The scientists focused on the Pacific Ocean, which shows a strong response to periods of increased solar activity. And here's what they came up with:

First, more incoming solar radiation warms the stratosphere over the tropics. Warmer conditions, in turn, lead to the production of more ozone. More ozone causes more of the sun's incoming energy to be "caught" in the stratosphere. This feedback changes circulation patterns in the stratosphere.

The stratosphere is separated from the troposphere (the lower atmospheric layer where most weather happens) by the tropopause. So if the two layers are distinct, how does what happens up high affect what we experience down low?

Answer: by what scientists call "wave energy." The layers don't necessarily mix. Rather, just as waves travel and transmit energy through water without necessarily moving the water forward or backward, waves travel – and transmit energy – through different layers of the atmosphere. In this case, changes in stratospheric circulation affect the troposphere by reinforcing, through these energetic waves, certain wind patterns. These strengthened winds cause stormier conditions over the western Pacific.

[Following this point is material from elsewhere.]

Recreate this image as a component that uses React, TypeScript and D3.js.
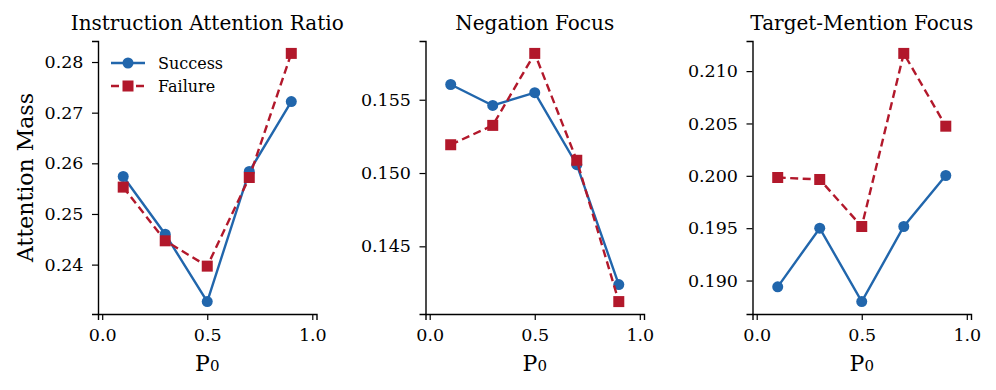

Then there's the bottom-up component. At the equator, heated air rises. Once cooled, that air descends over the subtropics. Where the hot humid air rises and cools, you generally get storms and rainfall; where it sinks, you generally get clear skies and not much precipitation. (For this reason, many of the world's deserts occur at subtropical latitudes.)

During sunspot years, a little more energy hits the sea surface of the Pacific. The subtropics, which naturally have few clouds to reflect the sun's energy back into space, warm more than other areas as a consequence. That increases evaporation and water vapor. The westerly trade winds carry the extra moisture to the western tropical Pacific. More rain falls there. The entire cycle is reinforced.

The end result of these "top down" and "bottom up" processes working together: during solar maximum years, the subtropics are more cloudless than usual, and more sunlight – which is a little stronger – hits the ocean. That warms the ocean more than usual, raising the observed temperature. This increased warmth isn't evenly distributed: The trade winds are stronger than usual, too, making the eastern Pacific cooler, drier, and less stormy than usual. The western Pacific, meanwhile, gets more warm water and more rain. If that sounds familiar, that's because it mimics, very generally, the conditions that prevail during La Niña years.

Not everyone is persuaded that the study satisfactorily explains the sunspot-earth connection. A news article accompanying the Science study airs some scientists' doubts:

The study “is not nearly as conclusive as they would have it,” says Joanna Haigh of Imperial College London, who developed the top-down mechanism. Among additional critiques, she and others say the researchers ran the model too few times to give reliable results. “The atmosphere and oceans are a big coupled system,” she says, “but it’s incredibly complicated.”

For those wondering how the study bears on global warming, Gerald Meehl, lead author on the study, says that it doesn't – at least not directly. (For more on sunspots' possible role in global warming, see Monitor colleague Pete Spotts's article.

Global warming is a long-term trend, Dr. Meehl says in a phone conversation. By contrast, this study attempts to explain the processes behind a periodic occurrence. But, he says, a model finally able to reproduce a complex phenomenon observed in the real world does suggest that our climate models – the same ones we use to predict what will happen to global climate as we ratchet up CO2 concentrations – are improving. And that will, inevitably, have an effect on the climate discussion.